** Begin **
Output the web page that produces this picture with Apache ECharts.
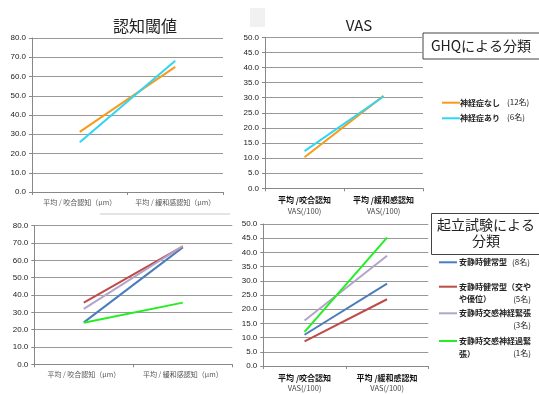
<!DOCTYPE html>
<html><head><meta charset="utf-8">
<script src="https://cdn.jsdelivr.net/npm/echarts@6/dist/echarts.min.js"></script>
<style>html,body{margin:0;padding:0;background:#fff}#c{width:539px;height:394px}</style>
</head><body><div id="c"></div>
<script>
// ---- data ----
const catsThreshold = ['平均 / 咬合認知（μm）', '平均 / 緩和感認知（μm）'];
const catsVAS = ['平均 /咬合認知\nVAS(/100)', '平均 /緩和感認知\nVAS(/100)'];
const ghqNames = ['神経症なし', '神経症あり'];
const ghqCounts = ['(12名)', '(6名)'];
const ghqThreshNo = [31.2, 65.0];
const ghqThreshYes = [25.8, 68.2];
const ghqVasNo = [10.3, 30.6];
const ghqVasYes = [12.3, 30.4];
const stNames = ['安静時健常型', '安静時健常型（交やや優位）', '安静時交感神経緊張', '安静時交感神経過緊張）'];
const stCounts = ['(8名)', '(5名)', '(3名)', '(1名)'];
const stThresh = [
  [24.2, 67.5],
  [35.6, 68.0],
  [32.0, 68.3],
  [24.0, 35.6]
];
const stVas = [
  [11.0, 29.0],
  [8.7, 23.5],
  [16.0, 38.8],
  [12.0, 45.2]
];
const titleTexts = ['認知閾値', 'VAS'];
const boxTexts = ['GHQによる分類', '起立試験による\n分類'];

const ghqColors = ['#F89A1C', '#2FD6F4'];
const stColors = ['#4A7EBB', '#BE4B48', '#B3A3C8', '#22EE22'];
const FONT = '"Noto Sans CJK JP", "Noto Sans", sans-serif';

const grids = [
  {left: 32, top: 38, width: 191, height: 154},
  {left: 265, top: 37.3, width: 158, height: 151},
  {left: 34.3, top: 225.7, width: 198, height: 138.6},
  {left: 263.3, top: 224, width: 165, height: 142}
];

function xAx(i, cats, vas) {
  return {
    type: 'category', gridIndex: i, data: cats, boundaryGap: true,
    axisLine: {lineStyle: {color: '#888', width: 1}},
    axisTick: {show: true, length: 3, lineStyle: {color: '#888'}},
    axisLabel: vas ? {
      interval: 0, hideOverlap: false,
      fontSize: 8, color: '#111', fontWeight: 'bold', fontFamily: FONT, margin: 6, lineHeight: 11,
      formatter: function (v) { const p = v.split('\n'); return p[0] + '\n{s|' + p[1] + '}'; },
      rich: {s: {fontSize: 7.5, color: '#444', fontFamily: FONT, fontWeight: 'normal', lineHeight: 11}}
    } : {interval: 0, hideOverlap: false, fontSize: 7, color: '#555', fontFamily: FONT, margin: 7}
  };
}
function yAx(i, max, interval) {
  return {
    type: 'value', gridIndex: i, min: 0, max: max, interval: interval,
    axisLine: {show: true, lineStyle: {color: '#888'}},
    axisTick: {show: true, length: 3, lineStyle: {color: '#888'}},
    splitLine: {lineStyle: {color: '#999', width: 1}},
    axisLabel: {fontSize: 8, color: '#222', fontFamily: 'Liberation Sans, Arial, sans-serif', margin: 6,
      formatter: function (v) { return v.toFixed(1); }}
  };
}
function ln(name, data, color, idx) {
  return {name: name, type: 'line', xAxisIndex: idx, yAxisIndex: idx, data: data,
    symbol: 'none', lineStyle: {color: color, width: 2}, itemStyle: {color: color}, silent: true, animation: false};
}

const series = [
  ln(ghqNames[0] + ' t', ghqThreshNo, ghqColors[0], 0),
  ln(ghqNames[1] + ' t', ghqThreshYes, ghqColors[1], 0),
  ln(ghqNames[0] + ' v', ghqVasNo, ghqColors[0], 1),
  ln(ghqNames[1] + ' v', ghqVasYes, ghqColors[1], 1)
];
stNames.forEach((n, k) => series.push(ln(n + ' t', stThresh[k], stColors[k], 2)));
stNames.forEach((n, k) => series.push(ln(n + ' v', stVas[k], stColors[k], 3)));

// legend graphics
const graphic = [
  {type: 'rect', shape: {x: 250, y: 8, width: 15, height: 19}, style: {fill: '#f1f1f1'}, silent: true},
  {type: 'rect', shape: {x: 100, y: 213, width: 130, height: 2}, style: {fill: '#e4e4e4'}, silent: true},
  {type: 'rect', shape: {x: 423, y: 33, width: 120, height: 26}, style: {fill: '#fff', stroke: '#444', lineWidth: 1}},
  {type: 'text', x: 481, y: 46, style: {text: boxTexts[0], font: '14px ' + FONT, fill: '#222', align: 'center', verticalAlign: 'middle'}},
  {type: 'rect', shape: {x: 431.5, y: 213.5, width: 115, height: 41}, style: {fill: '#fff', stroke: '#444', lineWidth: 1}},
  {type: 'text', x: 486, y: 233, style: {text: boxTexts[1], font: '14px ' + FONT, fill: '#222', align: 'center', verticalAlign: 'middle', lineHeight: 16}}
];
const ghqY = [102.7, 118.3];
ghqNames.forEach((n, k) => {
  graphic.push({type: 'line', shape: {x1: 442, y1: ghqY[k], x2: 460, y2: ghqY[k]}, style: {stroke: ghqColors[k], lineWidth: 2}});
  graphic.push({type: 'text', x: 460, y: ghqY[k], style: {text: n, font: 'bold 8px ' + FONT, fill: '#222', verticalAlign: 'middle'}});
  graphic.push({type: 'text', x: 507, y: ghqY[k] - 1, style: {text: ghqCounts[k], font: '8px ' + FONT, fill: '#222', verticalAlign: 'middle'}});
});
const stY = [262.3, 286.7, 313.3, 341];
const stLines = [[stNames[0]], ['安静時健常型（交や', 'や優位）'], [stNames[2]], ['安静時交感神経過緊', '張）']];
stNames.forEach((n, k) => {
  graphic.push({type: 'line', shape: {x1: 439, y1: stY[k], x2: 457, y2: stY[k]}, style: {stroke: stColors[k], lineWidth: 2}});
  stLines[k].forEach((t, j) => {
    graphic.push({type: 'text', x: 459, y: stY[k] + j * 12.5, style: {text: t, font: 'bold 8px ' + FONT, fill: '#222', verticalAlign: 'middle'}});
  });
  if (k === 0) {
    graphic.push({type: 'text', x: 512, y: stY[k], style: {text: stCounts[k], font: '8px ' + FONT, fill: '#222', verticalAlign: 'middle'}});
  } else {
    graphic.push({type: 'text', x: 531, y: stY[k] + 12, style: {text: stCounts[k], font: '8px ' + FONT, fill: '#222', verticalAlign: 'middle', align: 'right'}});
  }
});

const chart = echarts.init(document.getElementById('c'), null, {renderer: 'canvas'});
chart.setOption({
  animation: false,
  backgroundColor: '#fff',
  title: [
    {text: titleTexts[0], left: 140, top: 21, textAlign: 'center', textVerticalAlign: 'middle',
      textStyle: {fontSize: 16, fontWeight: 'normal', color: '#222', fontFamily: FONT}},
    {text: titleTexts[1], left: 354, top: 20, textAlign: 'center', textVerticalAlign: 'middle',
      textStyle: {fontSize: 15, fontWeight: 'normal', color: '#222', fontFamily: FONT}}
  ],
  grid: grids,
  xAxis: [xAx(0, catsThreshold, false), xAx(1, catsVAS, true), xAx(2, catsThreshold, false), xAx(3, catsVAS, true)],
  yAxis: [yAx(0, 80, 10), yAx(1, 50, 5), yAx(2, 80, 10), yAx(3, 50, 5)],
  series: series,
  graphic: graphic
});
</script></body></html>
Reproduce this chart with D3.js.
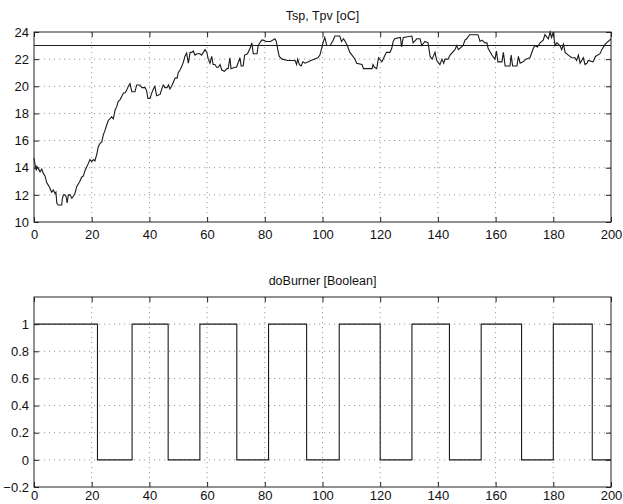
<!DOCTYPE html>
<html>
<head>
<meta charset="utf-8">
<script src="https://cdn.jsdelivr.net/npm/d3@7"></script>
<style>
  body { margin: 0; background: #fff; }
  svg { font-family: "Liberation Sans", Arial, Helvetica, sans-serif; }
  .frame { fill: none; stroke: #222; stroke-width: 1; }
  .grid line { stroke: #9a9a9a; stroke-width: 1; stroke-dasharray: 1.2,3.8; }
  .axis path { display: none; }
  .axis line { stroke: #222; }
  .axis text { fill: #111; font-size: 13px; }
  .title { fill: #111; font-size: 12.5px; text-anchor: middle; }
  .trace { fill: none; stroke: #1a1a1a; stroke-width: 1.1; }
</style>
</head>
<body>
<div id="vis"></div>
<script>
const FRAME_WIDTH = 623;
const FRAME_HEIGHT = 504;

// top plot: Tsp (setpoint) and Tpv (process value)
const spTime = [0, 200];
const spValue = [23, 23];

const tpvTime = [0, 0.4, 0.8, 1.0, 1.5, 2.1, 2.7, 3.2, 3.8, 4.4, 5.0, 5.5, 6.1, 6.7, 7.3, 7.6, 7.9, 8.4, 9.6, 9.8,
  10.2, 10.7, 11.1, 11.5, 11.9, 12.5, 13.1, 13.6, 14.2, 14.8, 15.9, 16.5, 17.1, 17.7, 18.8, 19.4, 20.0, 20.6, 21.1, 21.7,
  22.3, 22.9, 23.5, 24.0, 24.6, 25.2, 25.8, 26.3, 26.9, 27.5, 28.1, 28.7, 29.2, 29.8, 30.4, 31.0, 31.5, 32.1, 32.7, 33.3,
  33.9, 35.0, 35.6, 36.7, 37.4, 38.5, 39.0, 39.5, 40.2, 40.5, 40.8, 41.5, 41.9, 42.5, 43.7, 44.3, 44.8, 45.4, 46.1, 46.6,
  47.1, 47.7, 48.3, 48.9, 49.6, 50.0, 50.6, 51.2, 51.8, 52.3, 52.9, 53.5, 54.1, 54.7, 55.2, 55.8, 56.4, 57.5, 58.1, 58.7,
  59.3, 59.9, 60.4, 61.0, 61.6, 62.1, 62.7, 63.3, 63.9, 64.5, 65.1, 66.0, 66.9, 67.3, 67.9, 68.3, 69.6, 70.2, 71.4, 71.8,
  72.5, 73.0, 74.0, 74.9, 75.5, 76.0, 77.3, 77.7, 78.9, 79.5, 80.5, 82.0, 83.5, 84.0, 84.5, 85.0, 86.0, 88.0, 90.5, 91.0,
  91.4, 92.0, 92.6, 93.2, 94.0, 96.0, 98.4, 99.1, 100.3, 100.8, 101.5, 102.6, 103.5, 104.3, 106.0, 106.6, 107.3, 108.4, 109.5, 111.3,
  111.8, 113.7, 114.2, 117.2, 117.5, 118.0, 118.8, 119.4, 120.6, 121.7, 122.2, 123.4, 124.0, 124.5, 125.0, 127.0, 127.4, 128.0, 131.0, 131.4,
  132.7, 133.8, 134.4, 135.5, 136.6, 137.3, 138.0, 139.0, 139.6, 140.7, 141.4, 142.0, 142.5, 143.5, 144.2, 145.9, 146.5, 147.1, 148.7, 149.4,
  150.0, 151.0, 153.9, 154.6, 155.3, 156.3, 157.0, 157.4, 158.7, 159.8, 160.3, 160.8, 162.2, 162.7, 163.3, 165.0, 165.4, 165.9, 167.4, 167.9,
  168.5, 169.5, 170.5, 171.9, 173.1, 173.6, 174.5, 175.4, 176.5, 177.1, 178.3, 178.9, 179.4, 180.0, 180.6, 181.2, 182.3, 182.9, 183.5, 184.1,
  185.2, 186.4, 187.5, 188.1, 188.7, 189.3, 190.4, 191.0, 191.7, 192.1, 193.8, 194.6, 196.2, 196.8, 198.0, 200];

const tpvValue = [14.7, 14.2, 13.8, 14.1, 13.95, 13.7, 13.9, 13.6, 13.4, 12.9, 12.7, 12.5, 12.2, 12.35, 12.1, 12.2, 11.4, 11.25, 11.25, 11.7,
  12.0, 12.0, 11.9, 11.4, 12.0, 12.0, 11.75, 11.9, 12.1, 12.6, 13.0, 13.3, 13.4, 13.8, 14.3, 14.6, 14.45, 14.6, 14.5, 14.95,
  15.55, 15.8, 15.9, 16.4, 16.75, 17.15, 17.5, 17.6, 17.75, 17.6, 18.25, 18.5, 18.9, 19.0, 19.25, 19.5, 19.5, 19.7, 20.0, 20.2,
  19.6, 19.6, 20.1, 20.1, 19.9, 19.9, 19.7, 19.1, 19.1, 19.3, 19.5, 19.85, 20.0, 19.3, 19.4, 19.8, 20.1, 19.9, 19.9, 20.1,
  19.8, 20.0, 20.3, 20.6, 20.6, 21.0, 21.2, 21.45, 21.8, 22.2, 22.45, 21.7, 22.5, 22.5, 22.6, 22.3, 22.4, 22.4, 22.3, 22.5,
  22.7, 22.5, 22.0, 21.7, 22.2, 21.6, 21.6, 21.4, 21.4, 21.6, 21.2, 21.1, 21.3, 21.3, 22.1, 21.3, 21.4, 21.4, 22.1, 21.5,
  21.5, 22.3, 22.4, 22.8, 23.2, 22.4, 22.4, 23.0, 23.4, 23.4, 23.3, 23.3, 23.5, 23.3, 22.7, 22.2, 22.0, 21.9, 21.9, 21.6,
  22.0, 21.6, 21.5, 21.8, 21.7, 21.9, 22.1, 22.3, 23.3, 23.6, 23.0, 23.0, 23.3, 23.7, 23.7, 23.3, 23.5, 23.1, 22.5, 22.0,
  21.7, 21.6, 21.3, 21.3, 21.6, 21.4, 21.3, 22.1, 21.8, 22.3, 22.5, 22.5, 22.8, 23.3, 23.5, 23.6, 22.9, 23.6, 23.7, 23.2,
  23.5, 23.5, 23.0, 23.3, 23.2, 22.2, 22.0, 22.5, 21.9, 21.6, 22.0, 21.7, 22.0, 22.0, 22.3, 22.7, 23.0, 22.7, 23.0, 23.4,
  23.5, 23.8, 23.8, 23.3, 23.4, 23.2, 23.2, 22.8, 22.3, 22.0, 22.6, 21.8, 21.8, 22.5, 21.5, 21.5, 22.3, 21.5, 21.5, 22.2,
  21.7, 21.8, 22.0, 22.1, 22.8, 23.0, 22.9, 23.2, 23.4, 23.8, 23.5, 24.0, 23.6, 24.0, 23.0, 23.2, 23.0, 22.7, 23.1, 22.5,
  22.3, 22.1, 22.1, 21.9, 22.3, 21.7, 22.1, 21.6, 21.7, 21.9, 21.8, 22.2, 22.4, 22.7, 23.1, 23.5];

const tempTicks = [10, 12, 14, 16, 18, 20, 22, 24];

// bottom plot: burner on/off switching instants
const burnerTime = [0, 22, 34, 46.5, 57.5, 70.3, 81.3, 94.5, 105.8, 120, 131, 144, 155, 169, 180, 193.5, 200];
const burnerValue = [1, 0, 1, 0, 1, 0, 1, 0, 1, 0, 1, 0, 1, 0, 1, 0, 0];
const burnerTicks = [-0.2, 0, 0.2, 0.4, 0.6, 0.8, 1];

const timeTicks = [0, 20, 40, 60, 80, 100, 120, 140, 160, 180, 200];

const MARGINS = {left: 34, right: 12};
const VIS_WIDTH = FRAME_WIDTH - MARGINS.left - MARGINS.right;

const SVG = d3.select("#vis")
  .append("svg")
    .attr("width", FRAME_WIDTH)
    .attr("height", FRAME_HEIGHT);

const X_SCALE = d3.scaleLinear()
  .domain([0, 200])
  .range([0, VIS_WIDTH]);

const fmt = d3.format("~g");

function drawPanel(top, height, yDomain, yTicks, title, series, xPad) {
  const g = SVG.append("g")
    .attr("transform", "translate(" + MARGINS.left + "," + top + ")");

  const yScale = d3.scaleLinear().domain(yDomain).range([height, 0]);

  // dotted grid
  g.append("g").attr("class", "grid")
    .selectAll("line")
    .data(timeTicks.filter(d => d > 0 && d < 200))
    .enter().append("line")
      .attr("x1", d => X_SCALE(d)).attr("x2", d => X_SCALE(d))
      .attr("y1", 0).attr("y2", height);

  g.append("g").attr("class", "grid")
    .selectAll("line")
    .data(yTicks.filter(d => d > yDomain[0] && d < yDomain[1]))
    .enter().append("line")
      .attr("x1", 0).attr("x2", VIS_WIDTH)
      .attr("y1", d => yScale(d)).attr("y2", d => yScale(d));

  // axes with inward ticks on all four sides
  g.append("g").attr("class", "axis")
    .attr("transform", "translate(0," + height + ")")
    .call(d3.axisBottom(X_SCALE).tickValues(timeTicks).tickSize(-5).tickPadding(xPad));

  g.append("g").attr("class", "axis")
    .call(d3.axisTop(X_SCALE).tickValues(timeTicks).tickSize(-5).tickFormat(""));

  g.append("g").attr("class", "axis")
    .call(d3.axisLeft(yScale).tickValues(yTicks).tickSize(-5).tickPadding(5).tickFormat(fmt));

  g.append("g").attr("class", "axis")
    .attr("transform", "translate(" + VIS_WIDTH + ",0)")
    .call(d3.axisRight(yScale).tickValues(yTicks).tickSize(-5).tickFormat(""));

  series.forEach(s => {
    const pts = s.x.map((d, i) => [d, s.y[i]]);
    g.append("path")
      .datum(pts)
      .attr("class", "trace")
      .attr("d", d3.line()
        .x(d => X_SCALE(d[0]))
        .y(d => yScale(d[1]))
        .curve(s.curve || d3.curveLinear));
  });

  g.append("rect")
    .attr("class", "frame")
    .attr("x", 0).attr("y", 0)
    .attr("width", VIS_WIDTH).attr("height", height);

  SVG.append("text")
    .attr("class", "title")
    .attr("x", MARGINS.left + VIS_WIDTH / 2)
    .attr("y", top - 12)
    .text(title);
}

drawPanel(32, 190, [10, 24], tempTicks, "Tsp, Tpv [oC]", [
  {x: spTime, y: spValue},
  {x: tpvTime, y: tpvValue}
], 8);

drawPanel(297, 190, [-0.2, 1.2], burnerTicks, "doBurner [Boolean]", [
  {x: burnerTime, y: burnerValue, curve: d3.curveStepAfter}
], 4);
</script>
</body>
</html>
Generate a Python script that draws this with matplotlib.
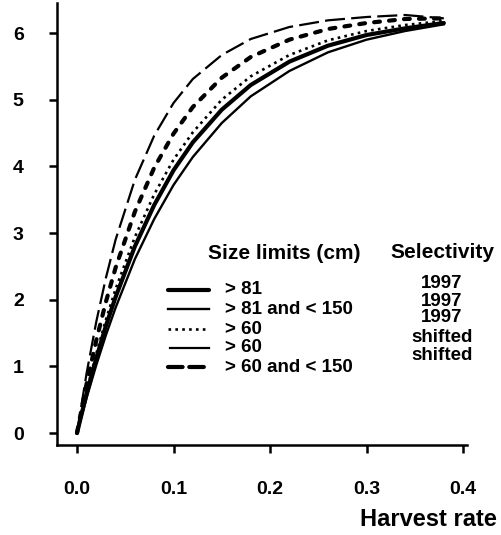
** End **
| Aim |
Retype exactly the lines from the one with "Reproduce this chart with D3.js." through the one with "const spValue = [23, 23];", both included, and nothing else; leave out the pictures.

| Task solution |
Reproduce this chart with D3.js.
<!DOCTYPE html>
<html>
<head>
<meta charset="utf-8">
<script src="https://cdn.jsdelivr.net/npm/d3@7"></script>
<style>
  body { margin: 0; background: #fff; }
  svg { font-family: "Liberation Sans", Arial, Helvetica, sans-serif; }
  .frame { fill: none; stroke: #222; stroke-width: 1; }
  .grid line { stroke: #9a9a9a; stroke-width: 1; stroke-dasharray: 1.2,3.8; }
  .axis path { display: none; }
  .axis line { stroke: #222; }
  .axis text { fill: #111; font-size: 13px; }
  .title { fill: #111; font-size: 12.5px; text-anchor: middle; }
  .trace { fill: none; stroke: #1a1a1a; stroke-width: 1.1; }
</style>
</head>
<body>
<div id="vis"></div>
<script>
const FRAME_WIDTH = 623;
const FRAME_HEIGHT = 504;

// top plot: Tsp (setpoint) and Tpv (process value)
const spTime = [0, 200];
const spValue = [23, 23];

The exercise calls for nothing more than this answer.